Availability ensures that systems and data are accessible to authorized users whenever they need them. It's about keeping services up and running.

The main threats to availability are Denial of Service (DoS) attacks, which aim to make a system unusable.

  • Denial of Service (DoS): A single attacker overwhelms a server with so much traffic or so many requests that it can no longer respond to legitimate users.

  • Distributed Denial of Service (DDoS): This is a more powerful version of a DoS attack. An attacker controls a network of compromised computers (a botnet) and commands them all to flood a target server at the same time. The sheer volume of traffic makes the server crash or become unresponsive.

  • SYN Flood: A specific type of DoS attack that exploits a normal network process (the TCP three-way handshake). The attacker sends a request to a server, which reserves resources for the connection, but never completes the handshake. By repeating this process thousands of times, the attacker can use up all the server's resources, preventing any new, legitimate connections.

  • Example: Like making sure the store doors are open for customers — and not blocked by pranksters piling shopping carts in the entrance.


CIA Checklist for any IT project:

  1. Confidentiality: Can only the right people access sensitive info?

  2. Integrity: Will I know if the data changes unexpectedly?

  3. Availability: Will the system work for legitimate users when needed?

Cybersecurity Architecture: Five Principles to Follow

1. Five Foundational Security Principles

The five core principles that are essential for building a robust cybersecurity architecture.

  1. Defense in Depth: This principle is about creating multiple layers of security so that no single security mechanism is solely responsible for protecting a system. The analogy of a medieval castle with thick walls, a moat, and a drawbridge is used. In a modern IT example, this means using a combination of Multi-Factor Authentication (MFA), Endpoint Detection and Response (EDR), firewalls, and data encryption. If one layer fails, the others can still protect the system (FAILSAFE)

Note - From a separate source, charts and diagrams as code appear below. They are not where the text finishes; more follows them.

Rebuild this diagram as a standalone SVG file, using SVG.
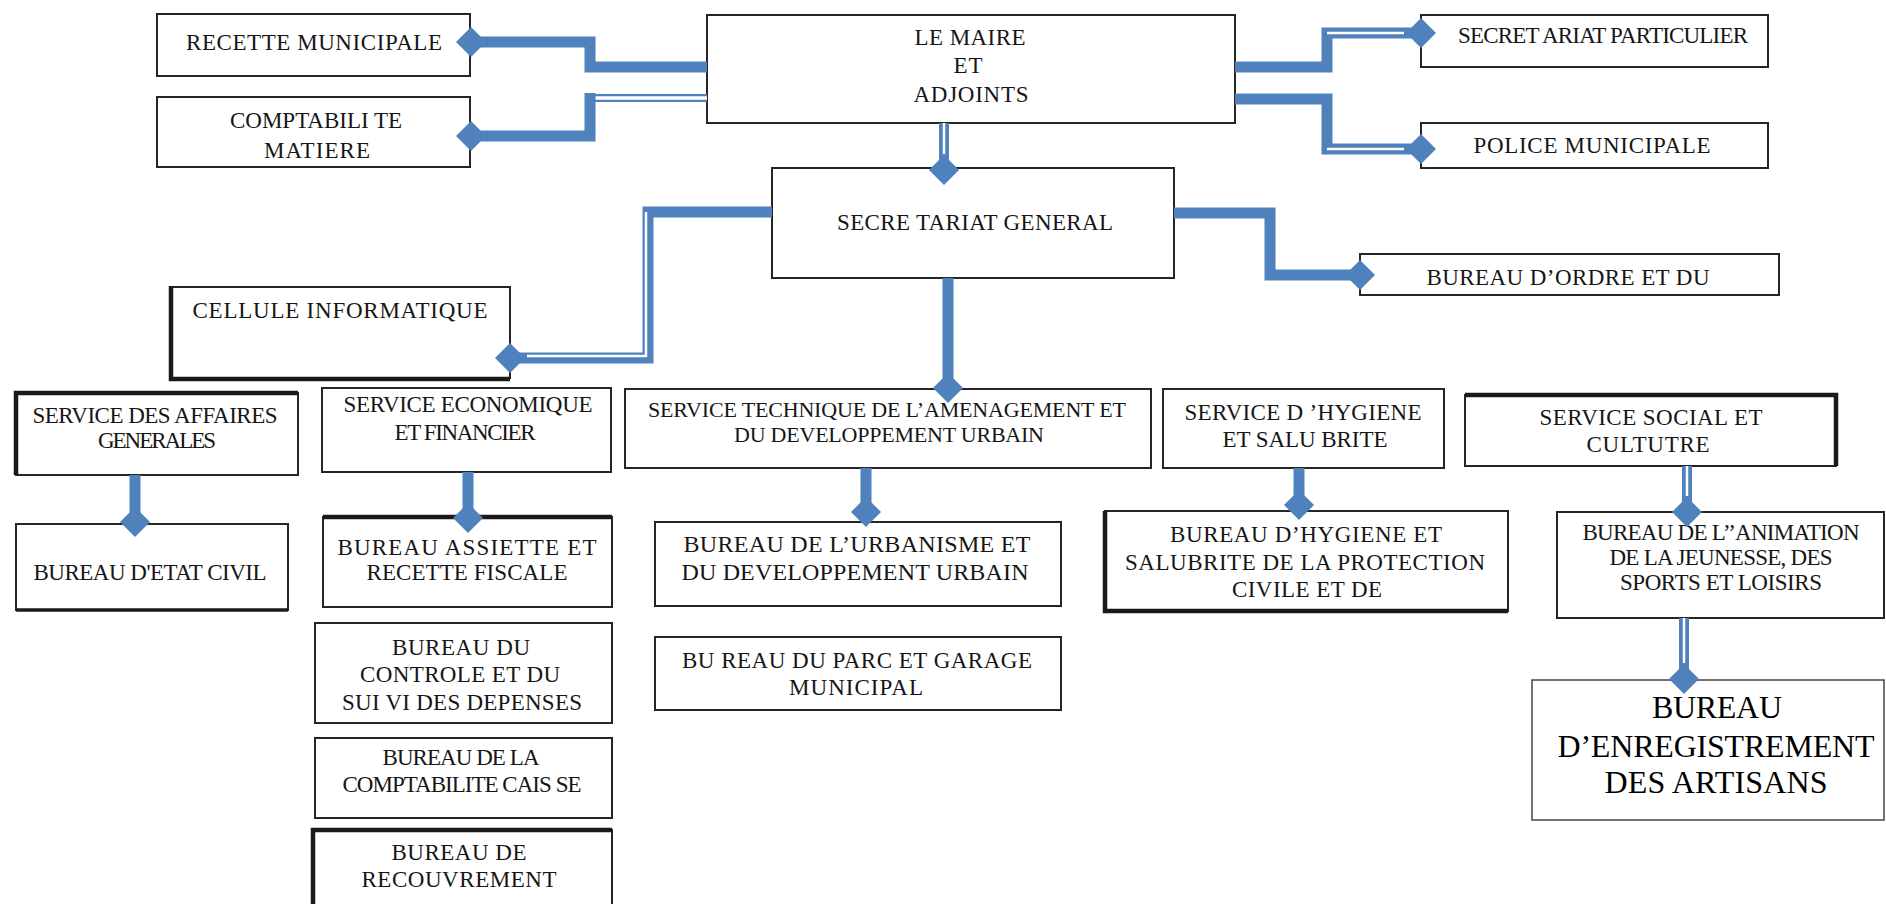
<svg xmlns="http://www.w3.org/2000/svg" width="1886" height="904" viewBox="0 0 1886 904">
<style>
.box{fill:#fff;stroke:#262626;stroke-width:2}
.edge{stroke:#1a1a1a;stroke-width:4.5;fill:none}
.t{font-family:"Liberation Serif","Times New Roman",serif;font-size:23px;fill:#161616;text-anchor:middle;lengthAdjust:spacing}
.big{font-size:32px;fill:#000}
.thick{fill:none;stroke:#4F81BD;stroke-width:11;stroke-linejoin:miter}
.dbl{fill:none;stroke:#4F81BD;stroke-width:10}
.dblw{fill:none;stroke:#fff;stroke-width:2.5}
</style>
<defs>
<marker id="dia" markerUnits="userSpaceOnUse" viewBox="-16 -16 32 32" refX="0" refY="0" markerWidth="32" markerHeight="32" orient="auto">
<path d="M0,-15 L15,0 L0,15 L-15,0 Z" fill="#4F81BD"/>
</marker>
</defs>
<rect width="1886" height="904" fill="#fff"/>

<g id="recette">
<rect class="box" x="157" y="14" width="313" height="62"/>
<text class="t" x="314" y="50" textLength="256">RECETTE MUNICIPALE</text>
</g>
<g id="comptabilite">
<rect class="box" x="157" y="97" width="313" height="70"/>
<text class="t" x="316" y="128" textLength="172">COMPTABILI TE</text>
<text class="t" x="317" y="158" textLength="106">MATIERE</text>
</g>
<g id="maire">
<rect class="box" x="707" y="15" width="528" height="108"/>
<text class="t" x="970" y="45" textLength="111">LE MAIRE</text>
<text class="t" x="968" y="73" textLength="29">ET</text>
<text class="t" x="971" y="102" textLength="115">ADJOINTS</text>
</g>
<g id="secretariat-particulier">
<rect class="box" x="1421" y="15" width="347" height="52"/>
<text class="t" x="1603" y="43" textLength="290">SECRET ARIAT PARTICULIER</text>
</g>
<g id="police">
<rect class="box" x="1421" y="123" width="347" height="45"/>
<text class="t" x="1592" y="153" textLength="237">POLICE MUNICIPALE</text>
</g>
<g id="secretariat-general">
<rect class="box" x="772" y="168" width="402" height="110"/>
<text class="t" x="975" y="230" textLength="276">SECRE TARIAT GENERAL</text>
</g>
<g id="bureau-ordre">
<rect class="box" x="1360" y="254" width="419" height="41"/>
<text class="t" x="1568" y="285" textLength="283">BUREAU D’ORDRE ET DU</text>
</g>
<g id="cellule">
<rect class="box" x="170" y="287" width="340" height="91"/>
<path class="edge" d="M171,286 V379 H510"/>
<text class="t" x="340" y="318" textLength="295">CELLULE INFORMATIQUE</text>
</g>
<g id="affaires-generales">
<rect class="box" x="16" y="393" width="282" height="82"/>
<path class="edge" d="M16,475 V393 H298"/>
<text class="t" x="155" y="423" textLength="245">SERVICE DES AFFAIRES</text>
<text class="t" x="157" y="448" textLength="118">GENERALES</text>
</g>
<g id="economique">
<rect class="box" x="322" y="388" width="289" height="84"/>
<text class="t" x="468" y="412" textLength="249">SERVICE ECONOMIQUE</text>
<text class="t" x="465" y="440" textLength="141">ET FINANCIER</text>
</g>
<g id="technique">
<rect class="box" x="625" y="389" width="526" height="79"/>
<text class="t" style="font-size:22px" x="887" y="417" textLength="478">SERVICE TECHNIQUE DE L’AMENAGEMENT ET</text>
<text class="t" style="font-size:22px" x="889" y="442" textLength="310">DU DEVELOPPEMENT URBAIN</text>
</g>
<g id="hygiene">
<rect class="box" x="1163" y="389" width="281" height="79"/>
<text class="t" x="1303" y="420" textLength="237">SERVICE D ’HYGIENE</text>
<text class="t" x="1305" y="447" textLength="165">ET SALU BRITE</text>
</g>
<g id="social">
<rect class="box" x="1465" y="395" width="371" height="71"/>
<path class="edge" d="M1465,395 H1836 V466"/>
<text class="t" x="1651" y="425" textLength="223">SERVICE SOCIAL ET</text>
<text class="t" x="1648" y="452" textLength="123">CULTUTRE</text>
</g>
<g id="etat-civil">
<rect class="box" x="16" y="524" width="272" height="86"/>
<path class="edge" style="stroke-width:3.5" d="M16,610 H288"/>
<text class="t" x="150" y="580" textLength="233">BUREAU D'ETAT CIVIL</text>
</g>
<g id="assiette">
<rect class="box" x="323" y="517" width="289" height="90"/>
<path class="edge" d="M323,517 H612"/>
<text class="t" x="467" y="555" textLength="259">BUREAU ASSIETTE ET</text>
<text class="t" x="467" y="580" textLength="201">RECETTE FISCALE</text>
</g>
<g id="controle">
<rect class="box" x="315" y="623" width="297" height="100"/>
<text class="t" x="461" y="655" textLength="138">BUREAU DU</text>
<text class="t" x="460" y="682" textLength="200">CONTROLE ET DU</text>
<text class="t" x="462" y="710" textLength="240">SUI VI DES DEPENSES</text>
</g>
<g id="caisse">
<rect class="box" x="315" y="738" width="297" height="80"/>
<text class="t" x="461" y="765" textLength="157">BUREAU DE LA</text>
<text class="t" x="462" y="792" textLength="239">COMPTABILITE CAIS SE</text>
</g>
<g id="recouvrement">
<rect class="box" x="313" y="830" width="299" height="84"/>
<path class="edge" d="M313,908 V830 H612"/>
<text class="t" x="459" y="860" textLength="135">BUREAU DE</text>
<text class="t" x="459" y="887" textLength="195">RECOUVREMENT</text>
</g>
<g id="urbanisme">
<rect class="box" x="655" y="522" width="406" height="84"/>
<text class="t" style="font-size:24px" x="857" y="552" textLength="347">BUREAU DE L’URBANISME ET</text>
<text class="t" style="font-size:24px" x="855" y="580" textLength="347">DU DEVELOPPEMENT URBAIN</text>
</g>
<g id="parc">
<rect class="box" x="655" y="637" width="406" height="73"/>
<text class="t" x="857" y="668" textLength="350">BU REAU DU PARC ET GARAGE</text>
<text class="t" x="856" y="695" textLength="134">MUNICIPAL</text>
</g>
<g id="bureau-hygiene">
<rect class="box" x="1105" y="511" width="403" height="100"/>
<path class="edge" d="M1105,511 V611 H1508"/>
<text class="t" x="1306" y="542" textLength="272">BUREAU D’HYGIENE ET</text>
<text class="t" x="1305" y="570" textLength="360">SALUBRITE DE LA PROTECTION</text>
<text class="t" x="1307" y="597" textLength="150">CIVILE ET DE</text>
</g>
<g id="animation">
<rect class="box" x="1557" y="512" width="327" height="106"/>
<text class="t" x="1721" y="540" textLength="277">BUREAU DE L’’ANIMATION</text>
<text class="t" x="1721" y="565" textLength="223">DE LA JEUNESSE, DES</text>
<text class="t" x="1721" y="590" textLength="202">SPORTS ET LOISIRS</text>
</g>
<g id="enregistrement">
<rect class="box" style="stroke:#444;stroke-width:1.5" x="1532" y="680" width="352" height="140"/>
<text class="t big" x="1717" y="718" textLength="130">BUREAU</text>
<text class="t big" x="1716" y="757" textLength="317">D’ENREGISTREMENT</text>
<text class="t big" x="1716" y="793" textLength="223">DES ARTISANS</text>
</g>

<g id="connectors">
<path class="thick" d="M707,67 H590 V42 H471" marker-end="url(#dia)"/>
<path class="dbl" style="stroke-width:8" d="M707,98 H586"/>
<path class="dblw" style="stroke-width:3.5" d="M707,98 H590"/>
<path class="thick" d="M590,93 V136 H471" marker-end="url(#dia)"/>
<path class="thick" d="M1235,67 H1327 V33 H1421" marker-end="url(#dia)"/>
<path class="dblw" d="M1327,33 H1404"/>
<path class="thick" d="M1235,99 H1327 V149 H1421" marker-end="url(#dia)"/>
<path class="dblw" d="M1327,149 H1404"/>
<path class="dbl" d="M944,123 V170" marker-end="url(#dia)"/>
<path class="dblw" d="M944,123 V154"/>
<path class="thick" d="M1174,213 H1270 V275 H1360" marker-end="url(#dia)"/>
<path class="thick" d="M772,212 H648 V358 H510" marker-end="url(#dia)"/>
<path class="dblw" d="M646,212 V356 H527"/>
<path class="thick" d="M948,278 V388" marker-end="url(#dia)"/>
<path class="thick" d="M135,475 V522" marker-end="url(#dia)"/>
<path class="thick" d="M468,472 V518" marker-end="url(#dia)"/>
<path class="thick" d="M866,468 V512" marker-end="url(#dia)"/>
<path class="thick" d="M1299,468 V505" marker-end="url(#dia)"/>
<path class="dbl" d="M1687,466 V512" marker-end="url(#dia)"/>
<path class="dblw" d="M1687,466 V496"/>
<path class="dbl" d="M1684,618 V679" marker-end="url(#dia)"/>
<path class="dblw" d="M1684,618 V663"/>
</g>
</svg>
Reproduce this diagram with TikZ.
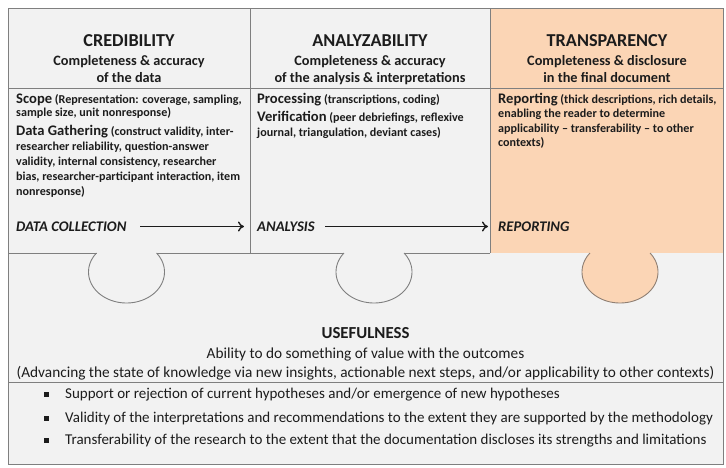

  2. Least Privilege: Users and systems should only be given the minimum level of access and permissions required to perform their specific tasks. This prevents unauthorized access and minimizes the potential damage from a compromised account. This principle also involves hardening systems by removing unnecessary services (like FTP or SSH on a web server) and changing default credentials. It actively combats "privilege creep," where users accumulate unnecessary permissions over time.

  3. Separation of Duties: This principle ensures that no single person has complete control over a critical process. It requires the involvement of at least two people to complete a task, making collusion necessary to compromise a system. For example, a person who requests access to a database cannot be the same person who approves that request. This prevents a single point of failure and makes it harder to conceal malicious activity.

  4. Secure by Design: Security should not be an afterthought or something "bolted on" at the end of a project. Instead, it must be integrated into every phase of development, from initial requirements gathering to design, coding, testing, and production. The responsibility for security belongs to everyone—designers, administrators, and users—but it must start with the initial design.

  5. Keep It Simple, Stupid (KISS): Security should be as simple as possible without sacrificing effectiveness. If security measures are too complex or cumbersome, users will find ways to bypass them, creating new vulnerabilities. The goal is to make it easier for "good guys" to do the right thing while making it difficult for "bad guys" to get in. For example, complex password rules can lead users to write down their passwords, defeating the purpose of the security rule.


2. The One Principle to Avoid: Security by Obscurity

This is the one security principle you should never rely on. Security by obscurity is the idea that a system is safe because its inner workings are unknown to an attacker. This is a false sense of security, as history has shown that relying on secrecy is a failed strategy.

A prime example is Kerckhoffs's Principle, which states that a cryptographic system should be secure even if everything about it is known except for the key. Truly secure systems like AES and RSA are "glass box" security; their algorithms are public and peer-reviewed, and their security relies solely on the secrecy of a private key, not on a secret method.